Bagikan:

MATARAM - Kepala Kejaksaan Tinggi Nusa Tenggara Barat (NTB) Sungarpin meminta asisten pengawasan (aswas) untuk menelusuri dana Badan Layanan Umum Daerah (BLUD) pada Rumah Sakit Umum Daerah (RSUD) Praya yang diduga masuk ke Korps Adhyaksa.

"Jadi, saya sudah ketemu Kajari Lombok Tengah, kalau memang itu ada yang bisa didalami, termasuk dari oknum kami sendiri, ya kami dalami. Saya sudah perintahkan aswas untuk melakukan klarifikasi sampai mana kebenarannya," kata Sungarpin di Mataram, Antara, Senin, 29 Agustus. 

Perintah Kajati NTB menelusuri adanya dugaan dana BLUD mengalir ke Korps Adhyaksa ini merupakan tindak lanjut pernyataan salah seorang tersangka dalam kasus dugaan korupsi dana BLUD periode 2017-2020, Muzakir Langkir.

Dokter Muzakir yang merupakan Direktur RSUD Praya melalui kuasa hukum, Lalu Anton Hariawan menyampaikan, pihaknya memegang bukti dana BLUD yang mengalir ke Kejari Lombok Tengah.

"Bukti kuitansi ada kami pegang," kata Anton.

Dia pun menyatakan bahwa tersangka dokter Muzakir siap membantu kejaksaan apabila serius dengan komitmen untuk membongkar kasus ini dan mengungkap para pihak yang turut menikmati dana BLUD.

"Kalau memang serius, kami siap bantu (kejaksaan)," ujarnya.

Bahkan dalam keseriusan membongkar keterlibatan orang lain, yang di antaranya disebut mengalir ke pejabat daerah dan aparat penegak hukum, Anton menegaskan bahwa pihaknya kini sedang menyiapkan bahan untuk rencana dokter Muzakir mengajukan diri sebagai justice collaborator (JC) atau saksi pelaku.

"Jadi, semua masih kami persiapkan dan bicarakan dengan klien kami (dokter Muzakir), khususnya soal pengajuan jadi JC," ucap dia.

Dalam kasus dugaan korupsi dana BLUD periode 2017-2020, dokter Muzakir ditetapkan sebagai tersangka bersama pejabat pembuat komitmen (PPK) RSUD Praya periode 2016-2022, berinisial AS, dan Bendahara RSUD Praya periode 2017-2022, berinisial BPA.

Berdasarkan hasil penyidikan, muncul kerugian negara dari penghitungan Inspektorat Lombok Tengah dengan nilai sedikitnya Rp1,88 miliar.

Kerugian tersebut muncul dalam pengelolaan dana BLUD RSUD Praya yang tidak sesuai dengan ketentuan yang berlaku.
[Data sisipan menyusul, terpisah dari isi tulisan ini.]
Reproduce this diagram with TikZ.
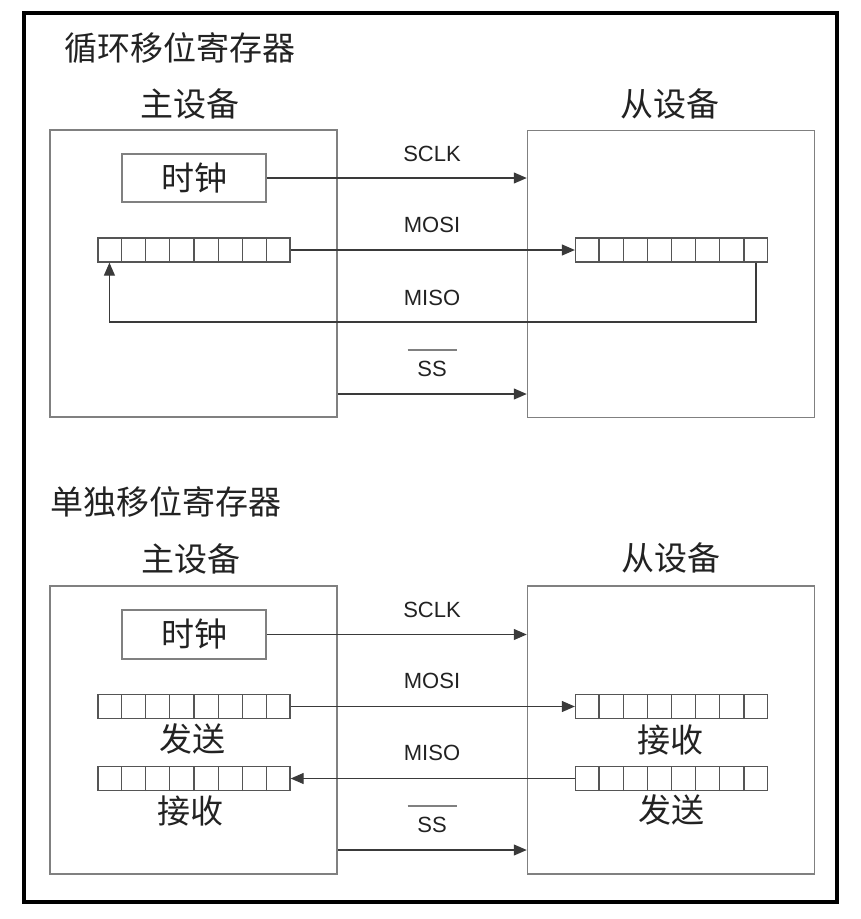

Salah satu item pekerjaan berkaitan dengan pengadaan makanan kering dan makanan basah. Nilai kerugian untuk pekerjaan tersebut sedikitnya mencapai Rp890 juta.

Sebagai tersangka, ketiga pejabat RSUD Praya tersebut dikenakan Pasal 2 dan atau Pasal 3 Juncto Pasal 18 Juncto Pasal 12 huruf e Undang-Undang RI Nomor 20/2001 tentang Perubahan Atas Undang-Undang RI Nomor 31/1999 tentang Pemberantasan Tindak Pidana Korupsi Juncto Pasal 54 ayat 1 Ke-1 KUHP.